楽天グループ株主優待で30GB無料回線を配布、モバイル事業の理解促進狙う

    楽天グループ
    画像:5ちゃんねる(https://itest.5ch.net/pug/test/read.cgi/editorialplus/1644823808/-100)より

    楽天グループは第27期株主優待として、楽天モバイルの「音声+データ30GB/月」プランを1年間無料で利用できる回線を配布した。この大胆な施策の背景には、赤字が続くモバイル事業への株主の理解を深める狙いがあるとみられる。本記事では、この株主優待専用回線の特徴や実際の使用感、そして楽天グループの戦略的意図について詳しく解説する。

    目次

    株主優待専用回線の概要と特徴

    楽天グループが配布した株主優待専用回線は、法人向けの「Rakuten最強プラン ビジネス」をベースにしたカスタマイズプランだ。2023年12月末日時点で100株以上を保有する株主を対象に、5月以降順次配布された。

    この回線の主な特徴は以下の通りだ。

    • 毎月30GBまでのデータ通信が可能
    • 専用アプリ「Rakuten Link Office」経由の通話が無料
    • 海外で2GB/月まで無料で利用可能

    ただし、30GB超過後は通信速度に制限がかかり、my楽天モバイルアプリでの利用状況確認ができないなど、一般向けプランとは異なる制約も存在する。

    株主優待専用回線の利用体験

    実際に株主優待専用回線を使用してみると、一般的な楽天モバイルの回線と同様の使用感だったと報告されている。地下やエレベーター内など、一部エリアでの接続の不安定さはあるものの、通常の使用では快適に利用できるようだ。

    ただし、利用状況の確認が難しい点や、30GBという容量制限がある点から、メインの回線としてではなく、サブ回線としての利用が推奨される。

    楽天グループの戦略的意図

    この大規模な株主優待には、単なる株主還元以上の意味があると考えられる。楽天グループの2023年通期決算では、モバイル部門が3375億円の赤字を計上しており、グループ全体の業績の足かせとなっている。

    一方で、直近2カ月で回線契約数が650万から700万に急増するなど、成長の兆しも見られる。こうした状況下で、株主にモバイル事業を直接体験してもらうことで、事業の可能性と課題を理解してもらう狙いがあると推測される。

    今後の展望と課題

    楽天モバイルは2024年度末までに800万~1000万回線の獲得を目指しているが、この株主優待専用回線の配布により、一時的に契約回線数が増加することは確実だ。

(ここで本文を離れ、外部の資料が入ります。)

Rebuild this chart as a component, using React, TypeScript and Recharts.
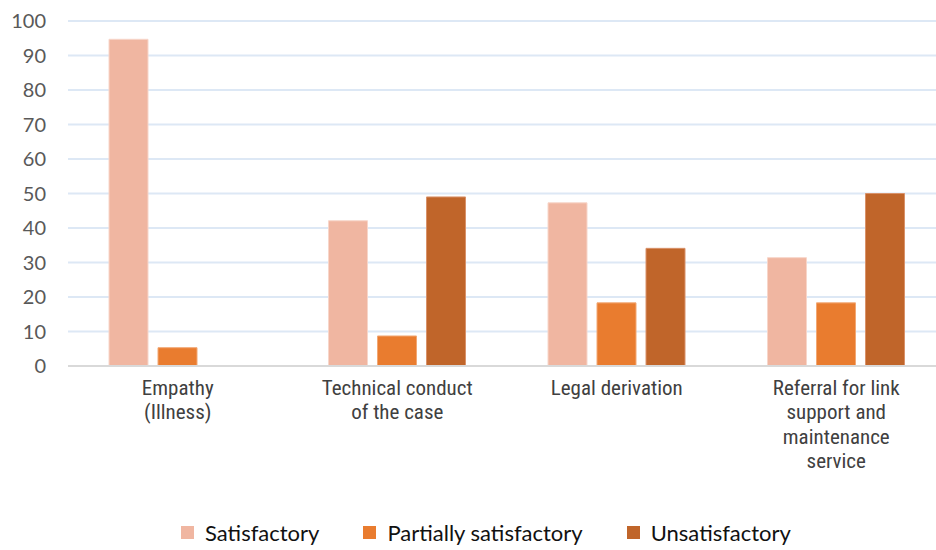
import React from 'react';
import { BarChart, Bar, XAxis, YAxis, CartesianGrid } from 'recharts';

// categories, one entry per line of the axis label
const categoryLines = [
  ['Empathy', '(Illness)'],
  ['Technical conduct', 'of the case'],
  ['Legal derivation'],
  ['Referral for link', 'support and', 'maintenance', 'service'],
];

const satisfactory = [94.7, 42.1, 47.3, 31.4];
const partiallySatisfactory = [5.3, 8.7, 18.3, 18.3];
const unsatisfactory = [0, 49.0, 34.1, 50.0];

const yTicks = [0, 10, 20, 30, 40, 50, 60, 70, 80, 90, 100];

const series = [
  { key: 'satisfactory', name: 'Satisfactory', color: '#f0b6a1', stroke: '#f7d6ca' },
  { key: 'partial', name: 'Partially satisfactory', color: '#e97c2f', stroke: '#f2a874' },
  { key: 'unsatisfactory', name: 'Unsatisfactory', color: '#c0652a', stroke: '#d9926a' },
];

const data = categoryLines.map((lines, i) => ({
  category: lines.join(' '),
  satisfactory: satisfactory[i],
  partial: partiallySatisfactory[i],
  unsatisfactory: unsatisfactory[i],
}));

function CategoryTick(props: any) {
  const { x, y, payload } = props;
  const idx = data.findIndex(d => d.category === payload.value);
  const lines = idx >= 0 ? categoryLines[idx] : [payload.value];
  return (
    <text
      x={x}
      y={y}
      textAnchor="middle"
      fill="#404040"
      fontSize={21}
      fontFamily="'Liberation Sans Narrow', 'Roboto Condensed', 'Liberation Sans', Arial, sans-serif"
    >
      {lines.map((line, i) => (
        <tspan key={i} x={x} dy={i === 0 ? 20.5 : 24.5}>
          {line}
        </tspan>
      ))}
    </text>
  );
}

export default function App() {
  return (
    <div
      style={{
        position: 'absolute',
        left: 0,
        top: 0,
        width: 936,
        height: 550,
        overflow: 'hidden',
        background: '#fff',
      }}
    >
      <BarChart
        width={960}
        height={550}
        data={data}
        margin={{ top: 21, right: 14, left: 0, bottom: 0 }}
        barSize={39}
        barGap={10}
      >
        <CartesianGrid vertical={false} stroke="#dde8f5" strokeWidth={2} />
        <XAxis
          dataKey="category"
          height={184}
          interval={0}
          tickLine={false}
          axisLine={{ stroke: '#d9d9d9', strokeWidth: 2 }}
          tick={<CategoryTick />}
        />
        <YAxis
          width={68}
          domain={[0, 100]}
          ticks={yTicks}
          axisLine={false}
          tickLine={false}
          tickMargin={16}
          tick={{ fill: '#595959', fontSize: 20, fontFamily: 'Lato, sans-serif' }}
        />
        {series.map(s => (
          <Bar
            key={s.key}
            dataKey={s.key}
            name={s.name}
            fill={s.color}
            stroke={s.stroke}
            strokeWidth={1}
            isAnimationActive={false}
          />
        ))}
      </BarChart>
      <div
        style={{
          position: 'absolute',
          top: 519,
          left: 0,
          width: 972,
          display: 'flex',
          justifyContent: 'center',
          gap: 44,
          fontFamily: 'Lato, sans-serif',
          fontSize: 22,
          color: '#111',
          whiteSpace: 'nowrap',
        }}
      >
        {series.map(s => (
          <div key={s.key} style={{ display: 'flex', alignItems: 'center' }}>
            <span
              style={{
                display: 'inline-block',
                width: 13,
                height: 13,
                background: s.color,
                marginRight: 11,
              }}
            />
            <span>{s.name}</span>
          </div>
        ))}
      </div>
    </div>
  );
}
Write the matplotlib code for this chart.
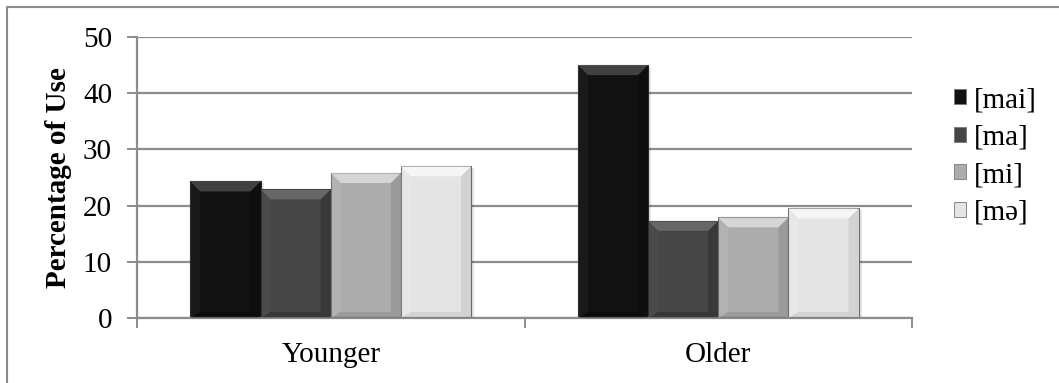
import matplotlib
matplotlib.use("Agg")
import matplotlib.pyplot as plt
from matplotlib.patches import Polygon, Rectangle
from matplotlib.lines import Line2D

# Data
groups = ["Younger", "Older"]
series = ["[mai]", "[ma]", "[mi]", "[mə]"]
mai = [24.3, 45.0]
ma = [22.9, 17.3]
mi = [25.8, 17.9]
me = [27.0, 19.5]
values = [mai, ma, mi, me]
colors = ["#121212", "#464646", "#acacac", "#e4e4e4"]
yticks = [0, 10, 20, 30, 40, 50]

plt.rcParams["font.family"] = ["Liberation Serif", "DejaVu Serif"]

W, H, DPI = 1059, 383, 100
fig = plt.figure(figsize=(W / DPI, H / DPI), dpi=DPI)
fig.patch.set_facecolor("white")

# plot area in pixels
x0, x1, ytop, ybot = 137, 912, 37, 318
ax = fig.add_axes([x0 / W, (H - ybot) / H, (x1 - x0) / W, (ybot - ytop) / H])
ax.set_xlim(-0.5, 1.5)
ax.set_ylim(0, 50)

FS = 21
grid_c = "#8c8c8c"
for s in ["top", "right"]:
    ax.spines[s].set_visible(False)
for s in ["left", "bottom"]:
    ax.spines[s].set_color(grid_c)
    ax.spines[s].set_linewidth(1.6)

ax.set_yticks(yticks)
ax.set_yticklabels([str(t) for t in yticks])
ax.tick_params(axis="y", direction="out", length=7, width=1.4, color=grid_c,
               labelsize=FS, pad=11)
ax.yaxis.grid(True, color=grid_c, linewidth=1.6)
ax.set_axisbelow(True)

ax.set_xticks(range(len(groups)))
ax.set_xticklabels(groups)
ax.set_xticks([-0.5, 0.5, 1.5], minor=True)
ax.tick_params(axis="x", which="major", length=0, labelsize=FS, pad=17)
ax.tick_params(axis="x", which="minor", direction="out", length=7, width=1.4,
               color=grid_c)

ax.set_ylabel("Percentage of Use", fontsize=FS, fontweight="bold", labelpad=8)

# pixel -> data scale factors
px_x = 2.0 / (x1 - x0)
px_y = 50.0 / (ybot - ytop)

bw = 0.181
n = len(series)


def bevel(ax, x, w, h, bx, by, top_a, side_l, side_r, bot_a):
    """Draw an angled bevel on a rectangular bar."""
    xl, xr = x, x + w
    bb = by * 0.6
    pts_top = [(xl, h), (xr, h), (xr - bx, h - by), (xl + bx, h - by)]
    pts_bot = [(xl, 0), (xr, 0), (xr - bx, bb), (xl + bx, bb)]
    pts_left = [(xl, 0), (xl, h), (xl + bx, h - by), (xl + bx, bb)]
    pts_right = [(xr, 0), (xr, h), (xr - bx, h - by), (xr - bx, bb)]
    ax.add_patch(Polygon(pts_left, closed=True, facecolor="white", alpha=side_l,
                         linewidth=0, zorder=3))
    ax.add_patch(Polygon(pts_right, closed=True, facecolor="black", alpha=side_r,
                         linewidth=0, zorder=3))
    ax.add_patch(Polygon(pts_bot, closed=True, facecolor="black", alpha=bot_a,
                         linewidth=0, zorder=3))
    ax.add_patch(Polygon(pts_top, closed=True, facecolor="white", alpha=top_a,
                         linewidth=0, zorder=3))


bevel_style = [
    (0.20, 0.03, 0.20, 0.30),
    (0.18, 0.03, 0.18, 0.22),
    (0.50, 0.08, 0.10, 0.10),
    (0.65, 0.12, 0.08, 0.07),
]

for i, (vals, col) in enumerate(zip(values, colors)):
    offs = (i - (n - 1) / 2) * bw
    xs = [g + offs for g in range(len(groups))]
    bars = ax.bar(xs, vals, width=bw, color=col,
                  edgecolor="#6a6a6a" if i >= 2 else "#2a2a2a",
                  linewidth=0.8, zorder=2, label=series[i])
    for b in bars:
        # soft drop shadow on the right
        ax.add_patch(Rectangle((b.get_x() + b.get_width(), 0), 3 * px_x,
                               b.get_height() - 2 * px_y,
                               facecolor="#000000", alpha=0.10, linewidth=0, zorder=1.5))
        bevel(ax, b.get_x(), b.get_width(), b.get_height(), 10 * px_x, 10 * px_y,
              *bevel_style[i])

# legend
handles = [Rectangle((0, 0), 1, 1, facecolor=c, edgecolor="#777777", linewidth=0.6)
           for c in colors]
leg = fig.legend(handles, series, loc="upper left", bbox_to_anchor=(954 / W, 1 - 87 / H),
                 frameon=False, fontsize=FS, handlelength=0.42, handleheight=0.42,
                 handletextpad=0.25, labelspacing=0.4, borderpad=0, borderaxespad=0)

# outer chart frame (left and top edges)
fig.add_artist(Line2D([7 / W, 7 / W, 1.0], [0.0, 1 - 7 / H, 1 - 7 / H],
                      transform=fig.transFigure, color="#8a8a8a", linewidth=1.5))

fig.savefig("out.png", dpi=DPI)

しかし、真の成功は、この施策を通じて実際の顧客基盤の拡大につながるかどうかにかかっている。

    また、2025年以降の株主優待については現時点で未定とされている。モバイル事業の業績改善や契約者数の目標達成状況によっては、優待内容が変更される可能性も高い。

    楽天グループにとって、モバイル事業の黒字化と楽天エコシステムとのシナジー創出は依然として重要な課題だ。通信品質の向上やARPU(1契約当たりの月間平均収入)の改善など、今後の取り組みに注目が集まる。